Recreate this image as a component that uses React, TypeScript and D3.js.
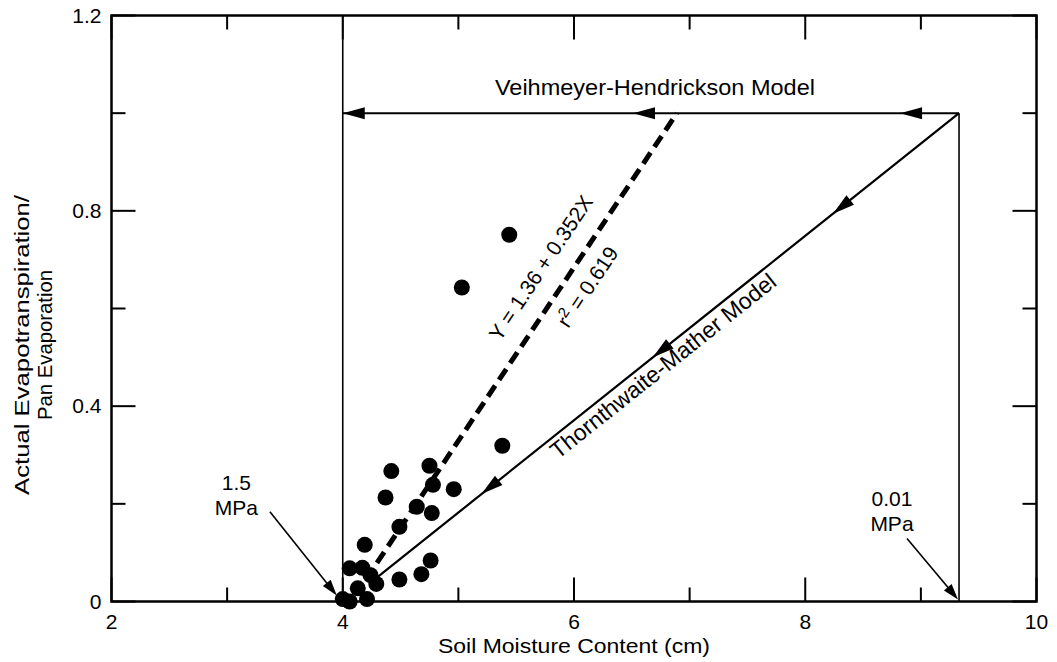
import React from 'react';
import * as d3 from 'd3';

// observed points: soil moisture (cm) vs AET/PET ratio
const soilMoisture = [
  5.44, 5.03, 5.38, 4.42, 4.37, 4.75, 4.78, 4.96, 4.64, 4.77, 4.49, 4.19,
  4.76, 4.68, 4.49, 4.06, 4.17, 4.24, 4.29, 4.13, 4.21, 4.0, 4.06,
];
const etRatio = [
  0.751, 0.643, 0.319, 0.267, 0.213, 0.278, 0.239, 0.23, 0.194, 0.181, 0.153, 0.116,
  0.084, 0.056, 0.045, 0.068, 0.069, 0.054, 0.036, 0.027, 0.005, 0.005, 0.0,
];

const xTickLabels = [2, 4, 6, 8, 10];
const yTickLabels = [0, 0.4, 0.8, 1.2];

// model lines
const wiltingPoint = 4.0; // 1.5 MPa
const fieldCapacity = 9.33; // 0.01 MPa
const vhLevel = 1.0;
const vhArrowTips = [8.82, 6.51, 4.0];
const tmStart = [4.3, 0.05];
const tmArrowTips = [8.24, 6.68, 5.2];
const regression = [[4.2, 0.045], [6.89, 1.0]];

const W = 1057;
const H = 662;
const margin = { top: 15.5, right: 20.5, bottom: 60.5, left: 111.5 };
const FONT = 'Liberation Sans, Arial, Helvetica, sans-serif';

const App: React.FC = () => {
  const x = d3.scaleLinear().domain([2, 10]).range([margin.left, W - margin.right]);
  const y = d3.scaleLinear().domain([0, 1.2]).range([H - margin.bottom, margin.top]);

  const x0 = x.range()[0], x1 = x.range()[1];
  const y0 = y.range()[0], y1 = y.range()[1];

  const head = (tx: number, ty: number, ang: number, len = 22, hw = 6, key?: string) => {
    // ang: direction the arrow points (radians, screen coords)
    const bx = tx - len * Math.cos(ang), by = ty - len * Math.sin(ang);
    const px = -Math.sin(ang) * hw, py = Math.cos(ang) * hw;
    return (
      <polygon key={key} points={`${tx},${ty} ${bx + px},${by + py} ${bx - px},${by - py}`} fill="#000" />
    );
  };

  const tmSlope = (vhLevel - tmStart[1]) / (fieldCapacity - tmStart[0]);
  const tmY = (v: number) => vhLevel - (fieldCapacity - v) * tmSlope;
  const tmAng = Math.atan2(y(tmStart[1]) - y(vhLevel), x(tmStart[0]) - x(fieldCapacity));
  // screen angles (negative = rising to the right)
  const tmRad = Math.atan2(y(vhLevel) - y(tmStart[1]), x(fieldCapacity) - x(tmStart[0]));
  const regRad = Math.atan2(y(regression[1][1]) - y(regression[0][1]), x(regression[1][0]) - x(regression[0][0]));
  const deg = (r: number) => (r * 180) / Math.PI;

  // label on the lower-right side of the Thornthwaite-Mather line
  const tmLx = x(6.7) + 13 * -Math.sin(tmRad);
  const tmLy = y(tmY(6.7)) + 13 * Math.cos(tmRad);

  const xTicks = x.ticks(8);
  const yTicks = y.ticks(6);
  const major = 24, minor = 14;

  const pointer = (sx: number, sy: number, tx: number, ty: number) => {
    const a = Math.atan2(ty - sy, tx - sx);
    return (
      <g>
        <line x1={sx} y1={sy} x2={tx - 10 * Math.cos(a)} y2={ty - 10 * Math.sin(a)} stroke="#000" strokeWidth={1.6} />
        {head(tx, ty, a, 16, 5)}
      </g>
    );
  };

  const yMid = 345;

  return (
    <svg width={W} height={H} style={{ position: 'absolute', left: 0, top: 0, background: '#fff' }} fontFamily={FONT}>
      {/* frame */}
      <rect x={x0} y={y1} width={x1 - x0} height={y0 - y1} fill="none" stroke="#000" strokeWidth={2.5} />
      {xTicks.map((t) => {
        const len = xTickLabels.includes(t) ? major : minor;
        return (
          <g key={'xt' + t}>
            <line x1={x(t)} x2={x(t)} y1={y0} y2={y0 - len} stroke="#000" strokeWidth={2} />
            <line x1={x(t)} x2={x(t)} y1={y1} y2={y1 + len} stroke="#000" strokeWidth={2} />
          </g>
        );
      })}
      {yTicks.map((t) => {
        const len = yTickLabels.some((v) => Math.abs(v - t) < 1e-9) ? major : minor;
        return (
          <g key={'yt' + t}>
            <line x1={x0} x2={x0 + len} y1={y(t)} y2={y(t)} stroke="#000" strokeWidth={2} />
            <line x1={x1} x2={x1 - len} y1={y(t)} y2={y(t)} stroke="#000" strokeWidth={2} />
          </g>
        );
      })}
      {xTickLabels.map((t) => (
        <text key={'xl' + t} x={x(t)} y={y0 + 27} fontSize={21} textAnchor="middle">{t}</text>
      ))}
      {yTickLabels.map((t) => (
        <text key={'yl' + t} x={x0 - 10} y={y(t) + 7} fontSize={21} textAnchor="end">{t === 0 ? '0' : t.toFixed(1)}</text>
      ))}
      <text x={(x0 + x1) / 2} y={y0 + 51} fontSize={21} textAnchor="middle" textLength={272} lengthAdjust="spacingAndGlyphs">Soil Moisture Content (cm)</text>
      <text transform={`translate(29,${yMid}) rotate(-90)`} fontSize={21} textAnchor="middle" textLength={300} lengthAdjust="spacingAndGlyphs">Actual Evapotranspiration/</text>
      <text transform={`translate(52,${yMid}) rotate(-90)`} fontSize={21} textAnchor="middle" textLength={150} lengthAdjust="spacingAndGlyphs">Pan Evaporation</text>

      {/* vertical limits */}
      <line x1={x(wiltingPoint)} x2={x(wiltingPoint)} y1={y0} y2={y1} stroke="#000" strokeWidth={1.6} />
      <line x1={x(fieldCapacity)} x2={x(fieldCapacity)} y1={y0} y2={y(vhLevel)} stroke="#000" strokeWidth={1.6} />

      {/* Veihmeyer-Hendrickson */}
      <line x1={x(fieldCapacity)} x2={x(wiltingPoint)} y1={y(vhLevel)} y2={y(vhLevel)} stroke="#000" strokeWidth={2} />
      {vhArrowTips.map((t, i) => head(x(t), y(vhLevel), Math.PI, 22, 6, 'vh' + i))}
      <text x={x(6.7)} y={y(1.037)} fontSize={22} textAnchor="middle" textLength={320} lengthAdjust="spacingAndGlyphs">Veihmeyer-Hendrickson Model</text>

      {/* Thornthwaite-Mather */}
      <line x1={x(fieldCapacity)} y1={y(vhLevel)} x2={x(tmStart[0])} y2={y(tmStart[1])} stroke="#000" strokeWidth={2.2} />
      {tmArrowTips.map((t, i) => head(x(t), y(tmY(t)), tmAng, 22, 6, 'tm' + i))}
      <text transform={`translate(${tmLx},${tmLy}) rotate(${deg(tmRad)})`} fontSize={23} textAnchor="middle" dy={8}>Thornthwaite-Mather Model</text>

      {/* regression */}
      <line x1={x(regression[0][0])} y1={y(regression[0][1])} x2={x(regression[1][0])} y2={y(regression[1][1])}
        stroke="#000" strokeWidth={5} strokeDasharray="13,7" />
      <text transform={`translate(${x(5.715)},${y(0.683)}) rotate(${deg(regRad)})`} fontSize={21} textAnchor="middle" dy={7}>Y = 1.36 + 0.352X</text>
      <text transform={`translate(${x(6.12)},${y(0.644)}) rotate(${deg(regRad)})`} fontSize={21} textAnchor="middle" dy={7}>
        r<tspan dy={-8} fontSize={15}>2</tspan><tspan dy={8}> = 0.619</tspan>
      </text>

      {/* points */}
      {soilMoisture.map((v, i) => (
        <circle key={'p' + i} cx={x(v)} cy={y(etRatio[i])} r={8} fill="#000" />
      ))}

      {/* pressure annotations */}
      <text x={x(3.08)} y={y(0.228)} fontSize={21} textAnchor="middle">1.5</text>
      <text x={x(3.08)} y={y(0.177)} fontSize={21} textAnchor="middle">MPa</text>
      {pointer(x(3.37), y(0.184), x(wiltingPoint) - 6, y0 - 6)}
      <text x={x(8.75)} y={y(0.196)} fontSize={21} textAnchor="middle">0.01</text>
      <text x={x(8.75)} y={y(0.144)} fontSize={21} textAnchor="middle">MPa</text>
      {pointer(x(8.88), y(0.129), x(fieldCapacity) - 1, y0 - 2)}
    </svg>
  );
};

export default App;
==
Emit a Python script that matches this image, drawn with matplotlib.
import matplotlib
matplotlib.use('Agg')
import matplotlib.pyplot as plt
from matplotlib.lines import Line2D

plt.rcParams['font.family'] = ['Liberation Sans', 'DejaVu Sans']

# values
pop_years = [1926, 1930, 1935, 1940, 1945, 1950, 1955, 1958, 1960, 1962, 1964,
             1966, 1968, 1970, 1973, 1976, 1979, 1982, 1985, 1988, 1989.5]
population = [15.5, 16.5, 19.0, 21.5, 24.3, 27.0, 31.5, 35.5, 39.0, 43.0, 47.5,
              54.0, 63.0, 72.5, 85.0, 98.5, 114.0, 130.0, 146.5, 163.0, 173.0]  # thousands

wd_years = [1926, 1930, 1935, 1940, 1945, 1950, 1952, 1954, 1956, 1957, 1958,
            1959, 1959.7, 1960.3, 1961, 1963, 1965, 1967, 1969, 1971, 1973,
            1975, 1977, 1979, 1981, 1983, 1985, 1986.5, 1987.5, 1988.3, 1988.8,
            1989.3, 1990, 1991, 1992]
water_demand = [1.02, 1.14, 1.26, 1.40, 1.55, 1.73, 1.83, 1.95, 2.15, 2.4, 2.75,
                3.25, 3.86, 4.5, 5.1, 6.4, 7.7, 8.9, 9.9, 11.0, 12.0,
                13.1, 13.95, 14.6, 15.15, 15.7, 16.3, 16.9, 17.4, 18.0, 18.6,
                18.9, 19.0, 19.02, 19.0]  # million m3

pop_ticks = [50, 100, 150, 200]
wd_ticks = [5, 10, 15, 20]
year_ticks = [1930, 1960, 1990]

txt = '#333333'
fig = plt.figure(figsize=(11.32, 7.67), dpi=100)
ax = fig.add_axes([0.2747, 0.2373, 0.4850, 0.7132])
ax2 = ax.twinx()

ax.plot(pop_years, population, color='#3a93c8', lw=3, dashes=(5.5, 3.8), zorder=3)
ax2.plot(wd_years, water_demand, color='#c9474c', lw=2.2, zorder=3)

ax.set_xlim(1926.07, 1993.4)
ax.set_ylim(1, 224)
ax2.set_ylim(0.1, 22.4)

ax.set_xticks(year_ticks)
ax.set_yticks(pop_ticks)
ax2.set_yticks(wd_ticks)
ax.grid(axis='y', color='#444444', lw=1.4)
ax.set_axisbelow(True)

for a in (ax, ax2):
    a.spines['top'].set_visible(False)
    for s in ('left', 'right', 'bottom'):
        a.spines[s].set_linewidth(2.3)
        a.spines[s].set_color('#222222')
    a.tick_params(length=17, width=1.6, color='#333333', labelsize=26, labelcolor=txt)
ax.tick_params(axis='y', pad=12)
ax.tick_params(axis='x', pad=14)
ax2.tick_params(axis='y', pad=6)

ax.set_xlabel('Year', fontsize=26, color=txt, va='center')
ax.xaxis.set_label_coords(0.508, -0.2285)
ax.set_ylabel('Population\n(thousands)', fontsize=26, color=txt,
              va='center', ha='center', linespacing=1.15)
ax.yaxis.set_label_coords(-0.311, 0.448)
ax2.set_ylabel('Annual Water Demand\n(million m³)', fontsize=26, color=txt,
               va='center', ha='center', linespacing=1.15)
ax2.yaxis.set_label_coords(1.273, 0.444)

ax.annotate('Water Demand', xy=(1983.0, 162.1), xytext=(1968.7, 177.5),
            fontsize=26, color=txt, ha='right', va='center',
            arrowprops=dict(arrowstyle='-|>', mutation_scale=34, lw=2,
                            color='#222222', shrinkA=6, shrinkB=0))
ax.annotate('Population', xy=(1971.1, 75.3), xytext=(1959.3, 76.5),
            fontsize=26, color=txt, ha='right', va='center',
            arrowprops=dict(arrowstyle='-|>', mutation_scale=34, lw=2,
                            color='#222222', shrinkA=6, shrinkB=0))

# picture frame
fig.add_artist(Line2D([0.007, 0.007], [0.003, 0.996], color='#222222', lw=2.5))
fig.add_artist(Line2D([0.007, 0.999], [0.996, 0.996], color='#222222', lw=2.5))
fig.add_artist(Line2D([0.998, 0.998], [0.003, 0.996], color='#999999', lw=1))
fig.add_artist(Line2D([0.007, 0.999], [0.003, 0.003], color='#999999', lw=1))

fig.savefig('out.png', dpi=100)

**TO BE DONE**
Return exactly the lines from the one with "Recreate this image" to the one with "import * as d3 from 'd3';", both ends kept, and only those. Images are left out.

**OUTPUT**
Recreate this image as a component that uses React, TypeScript and D3.js.
import React from 'react';
import * as d3 from 'd3';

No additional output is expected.